* **Your objective**
Retype the data that follows line by line, exactly, and leave its pictures out.

* **Data lines**
>> begin

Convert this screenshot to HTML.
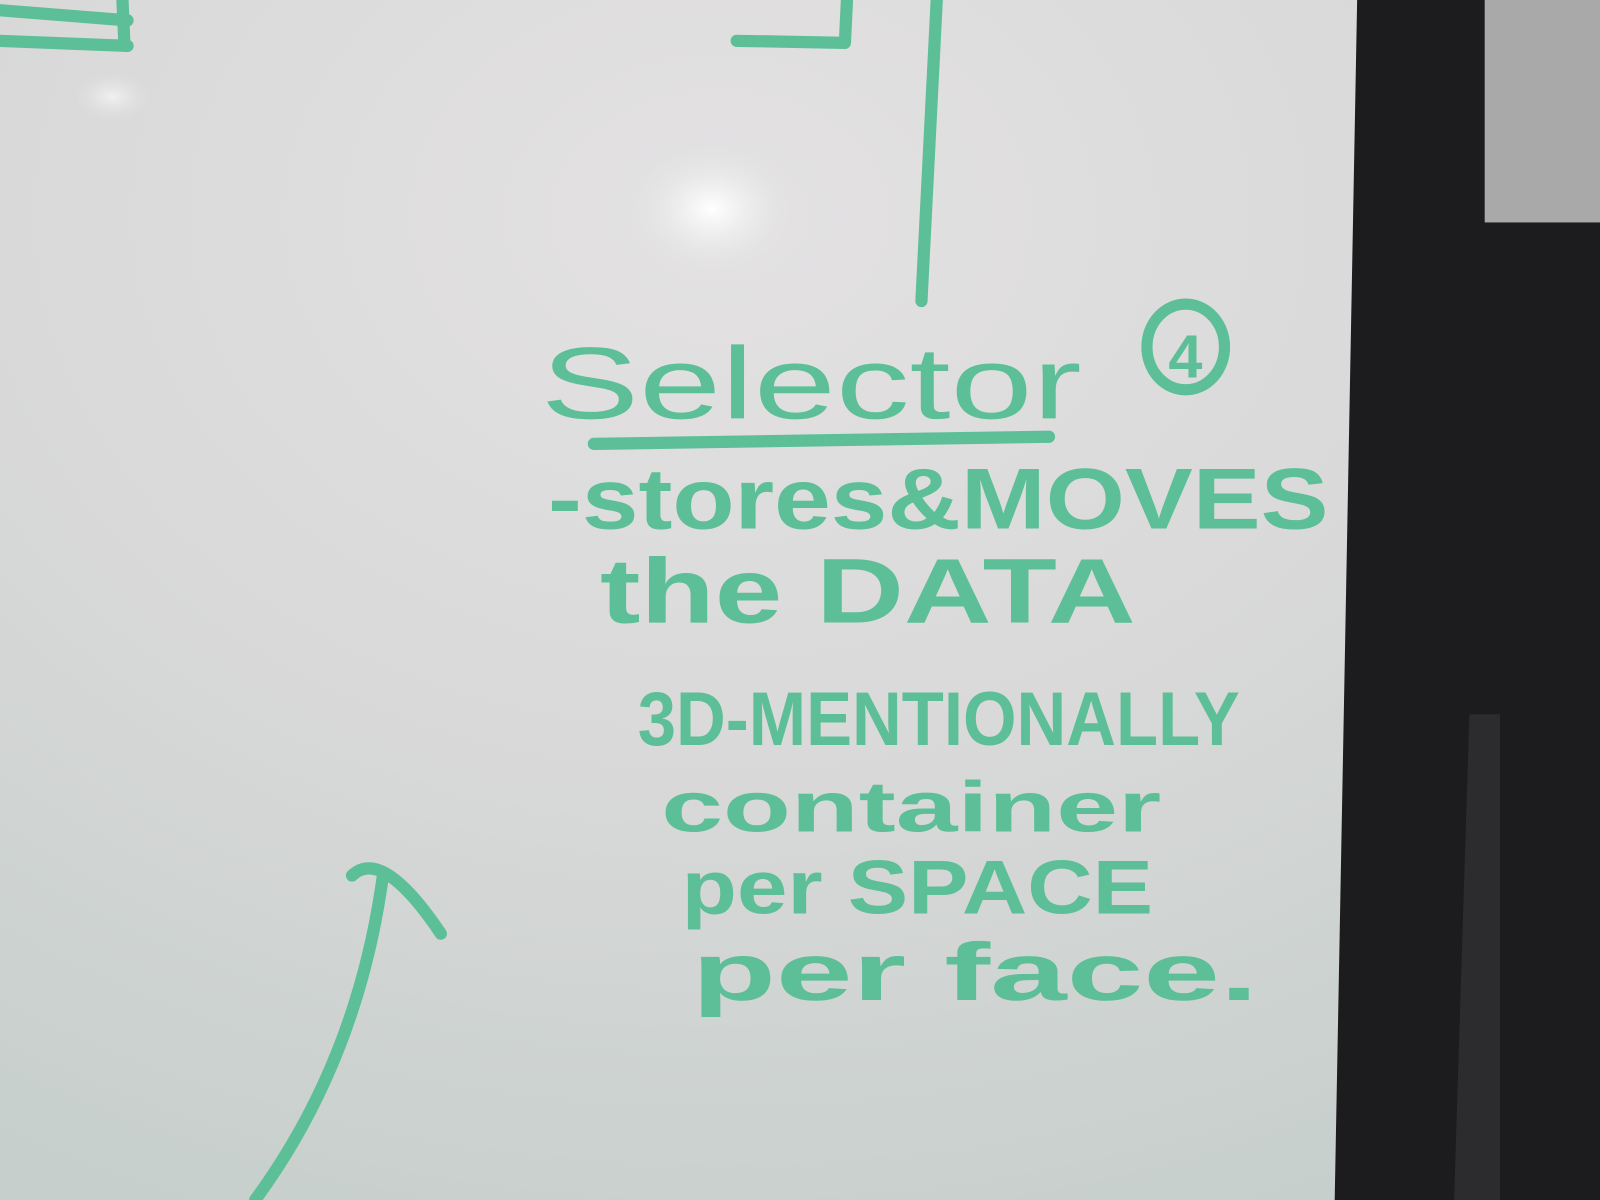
<!DOCTYPE html>
<html><head><meta charset="utf-8"><style>
html,body{margin:0;padding:0;width:1600px;height:1200px;overflow:hidden;background:#d8d8d8}
svg{display:block}
</style></head><body>
<svg width="1600" height="1200" viewBox="0 0 1568 1176" preserveAspectRatio="none">
<defs>
<radialGradient id="bg" cx="0.45" cy="0.18" r="0.9">
<stop offset="0" stop-color="#e4e2e3"/>
<stop offset="0.5" stop-color="#d9d9d9"/>
<stop offset="1" stop-color="#c6cfcc"/>
</radialGradient>
<radialGradient id="glare" cx="0.5" cy="0.5" r="0.5">
<stop offset="0" stop-color="#ffffff"/>
<stop offset="0.3" stop-color="#f4f4f4" stop-opacity="0.8"/>
<stop offset="1" stop-color="#e0e0e0" stop-opacity="0"/>
</radialGradient>
</defs>
<rect width="1568" height="1176" fill="url(#bg)"/>
<ellipse cx="698" cy="205" rx="90" ry="70" fill="url(#glare)"/>
<ellipse cx="110" cy="95" rx="40" ry="25" fill="url(#glare)" opacity="0.6"/>
<!-- right frame -->
<polygon points="1330,0 1568,0 1568,1176 1308,1176" fill="#1c1c1e"/>
<rect x="1455" y="0" width="113" height="218" fill="#a9a9a9"/>
<polygon points="1440,700 1470,700 1470,1176 1425,1176" fill="#2c2c2e"/>
<g fill="none" stroke="#5cbf97" stroke-width="12" stroke-linecap="round" stroke-linejoin="round">
<path d="M0,10 L125,20 M0,40 L125,45 M120,0 L122,45"/>
<path d="M722,40 L828,42 L830,0"/>
<path d="M918,0 L903,295"/>
<path d="M582,435 L1028,428"/>
<path d="M250,1176 Q350,1040 375,860 M345,858 Q375,830 432,915"/>
<ellipse cx="1162" cy="340" rx="38" ry="42" stroke-width="11"/>
</g>
<g fill="#5cbf97" font-family="'Liberation Sans',sans-serif" font-weight="bold">
<text x="530" y="410" font-size="100" textLength="530" lengthAdjust="spacingAndGlyphs" font-weight="normal" style="font-family:'Liberation Sans',sans-serif">Selector</text>
<text x="1145" y="370" font-size="60">4</text>
<text x="537" y="518" font-size="85" textLength="765" lengthAdjust="spacingAndGlyphs">-stores&amp;MOVES</text>
<text x="588" y="610" font-size="90" textLength="525" lengthAdjust="spacingAndGlyphs">the DATA</text>
<text x="625" y="730" font-size="75" textLength="590" lengthAdjust="spacingAndGlyphs">3D-MENTIONALLY</text>
<text x="648" y="815" font-size="70" textLength="490" lengthAdjust="spacingAndGlyphs">container</text>
<text x="668" y="895" font-size="75" textLength="462" lengthAdjust="spacingAndGlyphs">per SPACE</text>
<text x="678" y="980" font-size="80" textLength="555" lengthAdjust="spacingAndGlyphs">per face.</text>
</g>
</svg>
</body></html>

>> end

* **Task answer**
Convert this screenshot to HTML.
<!DOCTYPE html>
<html><head><meta charset="utf-8"><style>
html,body{margin:0;padding:0;width:1600px;height:1200px;overflow:hidden;background:#d8d8d8}
svg{display:block}
</style></head><body>
<svg width="1600" height="1200" viewBox="0 0 1568 1176" preserveAspectRatio="none">
<defs>
<radialGradient id="bg" cx="0.45" cy="0.18" r="0.9">
<stop offset="0" stop-color="#e4e2e3"/>
<stop offset="0.5" stop-color="#d9d9d9"/>
<stop offset="1" stop-color="#c6cfcc"/>
</radialGradient>
<radialGradient id="glare" cx="0.5" cy="0.5" r="0.5">
<stop offset="0" stop-color="#ffffff"/>
<stop offset="0.3" stop-color="#f4f4f4" stop-opacity="0.8"/>
<stop offset="1" stop-color="#e0e0e0" stop-opacity="0"/>
</radialGradient>
</defs>
<rect width="1568" height="1176" fill="url(#bg)"/>
<ellipse cx="698" cy="205" rx="90" ry="70" fill="url(#glare)"/>
<ellipse cx="110" cy="95" rx="40" ry="25" fill="url(#glare)" opacity="0.6"/>
<!-- right frame -->
<polygon points="1330,0 1568,0 1568,1176 1308,1176" fill="#1c1c1e"/>
<rect x="1455" y="0" width="113" height="218" fill="#a9a9a9"/>
<polygon points="1440,700 1470,700 1470,1176 1425,1176" fill="#2c2c2e"/>
<g fill="none" stroke="#5cbf97" stroke-width="12" stroke-linecap="round" stroke-linejoin="round">
<path d="M0,10 L125,20 M0,40 L125,45 M120,0 L122,45"/>
<path d="M722,40 L828,42 L830,0"/>
<path d="M918,0 L903,295"/>
<path d="M582,435 L1028,428"/>
<path d="M250,1176 Q350,1040 375,860 M345,858 Q375,830 432,915"/>
<ellipse cx="1162" cy="340" rx="38" ry="42" stroke-width="11"/>
</g>
<g fill="#5cbf97" font-family="'Liberation Sans',sans-serif" font-weight="bold">
<text x="530" y="410" font-size="100" textLength="530" lengthAdjust="spacingAndGlyphs" font-weight="normal" style="font-family:'Liberation Sans',sans-serif">Selector</text>
<text x="1145" y="370" font-size="60">4</text>
<text x="537" y="518" font-size="85" textLength="765" lengthAdjust="spacingAndGlyphs">-stores&amp;MOVES</text>
<text x="588" y="610" font-size="90" textLength="525" lengthAdjust="spacingAndGlyphs">the DATA</text>
<text x="625" y="730" font-size="75" textLength="590" lengthAdjust="spacingAndGlyphs">3D-MENTIONALLY</text>
<text x="648" y="815" font-size="70" textLength="490" lengthAdjust="spacingAndGlyphs">container</text>
<text x="668" y="895" font-size="75" textLength="462" lengthAdjust="spacingAndGlyphs">per SPACE</text>
<text x="678" y="980" font-size="80" textLength="555" lengthAdjust="spacingAndGlyphs">per face.</text>
</g>
</svg>
</body></html>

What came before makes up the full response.